Using the material below, print a verbatim copy of every line from the one containing "Emit a Python" through the one containing "from matplotlib.lines import Line2D", inclusive, and omit the pictures.
[Begin DATA SECTION]
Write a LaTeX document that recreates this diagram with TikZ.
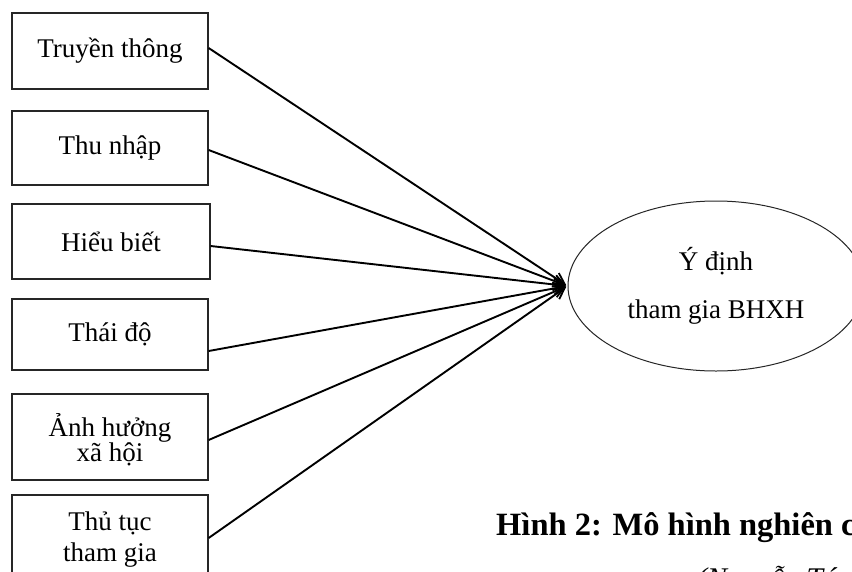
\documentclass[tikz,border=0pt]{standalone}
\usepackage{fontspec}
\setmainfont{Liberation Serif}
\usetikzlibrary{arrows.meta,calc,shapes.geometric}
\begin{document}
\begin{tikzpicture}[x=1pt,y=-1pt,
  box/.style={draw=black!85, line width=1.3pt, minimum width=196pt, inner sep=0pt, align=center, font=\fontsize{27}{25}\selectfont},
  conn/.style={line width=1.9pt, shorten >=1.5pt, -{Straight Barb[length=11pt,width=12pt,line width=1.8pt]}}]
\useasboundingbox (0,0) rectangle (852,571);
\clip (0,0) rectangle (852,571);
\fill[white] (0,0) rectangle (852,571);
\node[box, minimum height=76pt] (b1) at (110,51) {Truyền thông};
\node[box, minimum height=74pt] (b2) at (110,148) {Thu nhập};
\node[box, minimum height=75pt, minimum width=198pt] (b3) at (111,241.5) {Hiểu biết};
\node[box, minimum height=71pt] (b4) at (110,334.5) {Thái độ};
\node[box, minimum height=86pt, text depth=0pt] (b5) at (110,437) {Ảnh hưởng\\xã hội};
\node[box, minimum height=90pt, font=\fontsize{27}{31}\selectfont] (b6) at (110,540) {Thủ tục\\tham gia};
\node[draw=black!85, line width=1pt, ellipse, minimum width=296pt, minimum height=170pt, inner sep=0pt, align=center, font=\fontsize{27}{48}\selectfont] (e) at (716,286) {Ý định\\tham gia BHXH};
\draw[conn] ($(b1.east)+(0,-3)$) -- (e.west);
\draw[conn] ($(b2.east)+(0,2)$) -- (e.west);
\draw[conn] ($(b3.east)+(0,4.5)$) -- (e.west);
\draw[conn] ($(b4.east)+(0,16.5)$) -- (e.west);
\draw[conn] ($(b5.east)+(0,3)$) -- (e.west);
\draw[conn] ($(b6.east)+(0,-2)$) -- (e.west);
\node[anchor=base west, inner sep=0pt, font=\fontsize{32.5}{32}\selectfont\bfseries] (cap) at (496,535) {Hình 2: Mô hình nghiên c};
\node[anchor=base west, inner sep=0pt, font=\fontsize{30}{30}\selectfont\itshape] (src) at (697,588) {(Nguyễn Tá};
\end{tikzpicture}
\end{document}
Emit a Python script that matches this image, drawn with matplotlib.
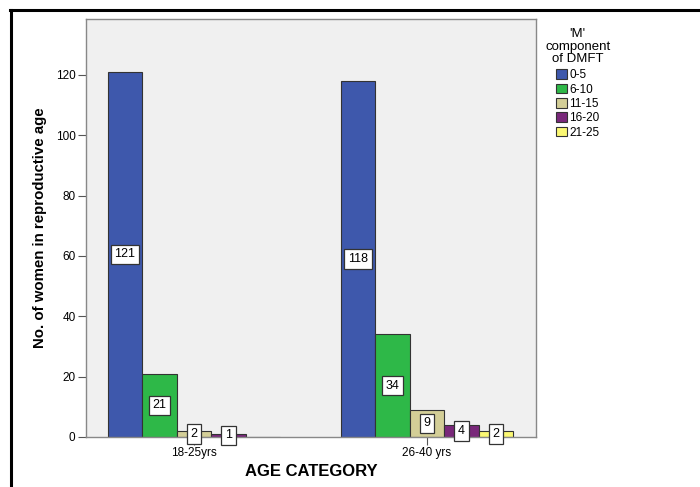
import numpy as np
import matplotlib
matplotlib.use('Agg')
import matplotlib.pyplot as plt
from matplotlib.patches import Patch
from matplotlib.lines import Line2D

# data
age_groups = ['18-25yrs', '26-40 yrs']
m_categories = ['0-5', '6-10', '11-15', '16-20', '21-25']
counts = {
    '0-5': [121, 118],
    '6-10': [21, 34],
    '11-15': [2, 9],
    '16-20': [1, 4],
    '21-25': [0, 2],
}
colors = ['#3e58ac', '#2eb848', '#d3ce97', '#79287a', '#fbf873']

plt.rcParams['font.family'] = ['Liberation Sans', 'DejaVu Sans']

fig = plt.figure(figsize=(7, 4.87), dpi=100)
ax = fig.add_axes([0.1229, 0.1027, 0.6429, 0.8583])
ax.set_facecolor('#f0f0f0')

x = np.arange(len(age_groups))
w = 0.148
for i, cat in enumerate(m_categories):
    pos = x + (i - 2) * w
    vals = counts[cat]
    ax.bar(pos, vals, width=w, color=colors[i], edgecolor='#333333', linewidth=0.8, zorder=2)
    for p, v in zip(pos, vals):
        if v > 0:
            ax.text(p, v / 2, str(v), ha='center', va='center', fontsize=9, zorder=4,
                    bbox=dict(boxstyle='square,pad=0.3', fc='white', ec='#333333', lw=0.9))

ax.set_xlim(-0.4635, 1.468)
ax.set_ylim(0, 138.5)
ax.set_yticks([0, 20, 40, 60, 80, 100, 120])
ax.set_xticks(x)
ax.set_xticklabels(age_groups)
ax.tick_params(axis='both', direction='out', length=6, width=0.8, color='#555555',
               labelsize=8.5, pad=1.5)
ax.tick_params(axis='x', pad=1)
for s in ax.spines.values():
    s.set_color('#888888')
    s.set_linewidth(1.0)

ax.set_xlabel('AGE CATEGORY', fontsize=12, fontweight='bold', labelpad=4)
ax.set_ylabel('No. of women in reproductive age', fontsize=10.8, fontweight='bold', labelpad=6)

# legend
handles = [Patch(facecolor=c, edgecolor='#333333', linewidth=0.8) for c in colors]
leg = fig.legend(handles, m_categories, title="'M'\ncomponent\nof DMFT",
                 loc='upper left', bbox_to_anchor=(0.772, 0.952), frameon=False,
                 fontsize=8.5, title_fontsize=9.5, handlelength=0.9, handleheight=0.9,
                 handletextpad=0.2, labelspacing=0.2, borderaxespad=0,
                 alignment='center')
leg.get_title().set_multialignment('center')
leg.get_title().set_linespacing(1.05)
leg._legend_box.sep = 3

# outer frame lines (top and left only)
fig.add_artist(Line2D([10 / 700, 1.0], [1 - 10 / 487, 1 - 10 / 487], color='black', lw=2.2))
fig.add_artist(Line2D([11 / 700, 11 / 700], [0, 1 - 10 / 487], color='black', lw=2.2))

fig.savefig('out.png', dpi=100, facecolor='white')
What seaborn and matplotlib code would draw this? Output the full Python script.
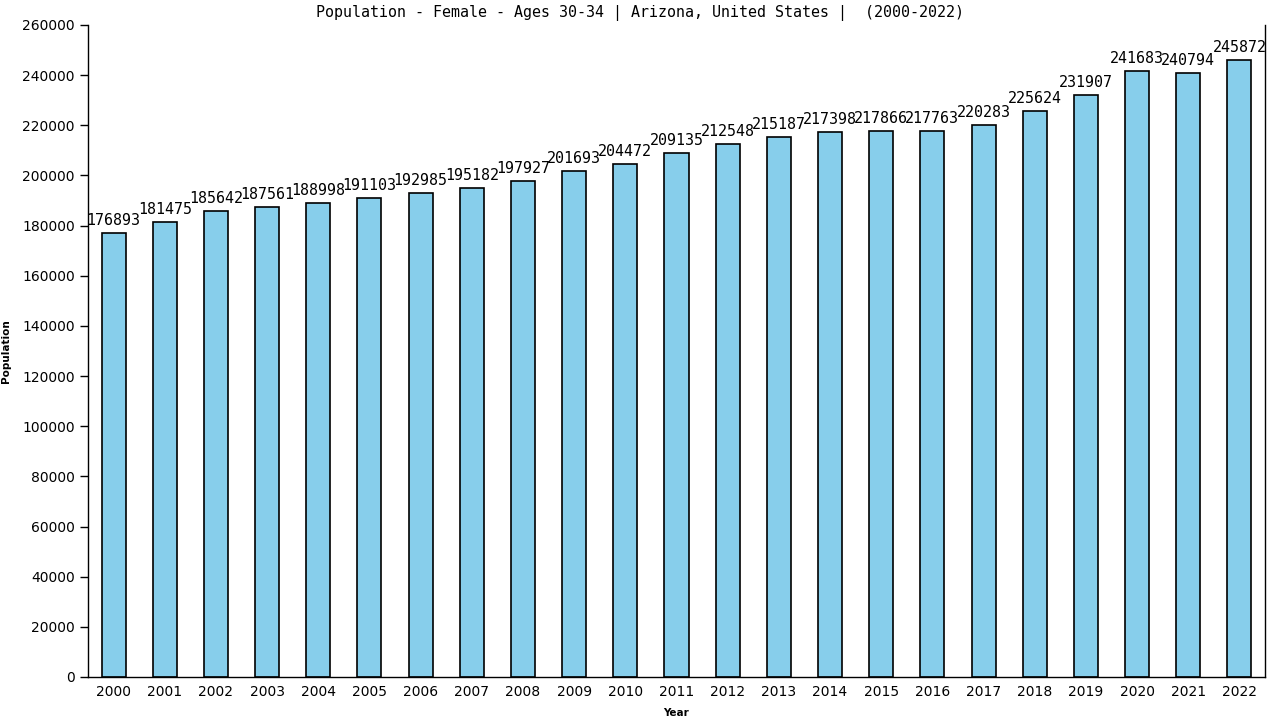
[End DATA SECTION]
• **WRITTEN ANSWER**
Emit a Python script that matches this image, drawn with matplotlib.
import numpy as np
import matplotlib
matplotlib.use('Agg')
import matplotlib.pyplot as plt
from matplotlib.patches import Patch
from matplotlib.lines import Line2D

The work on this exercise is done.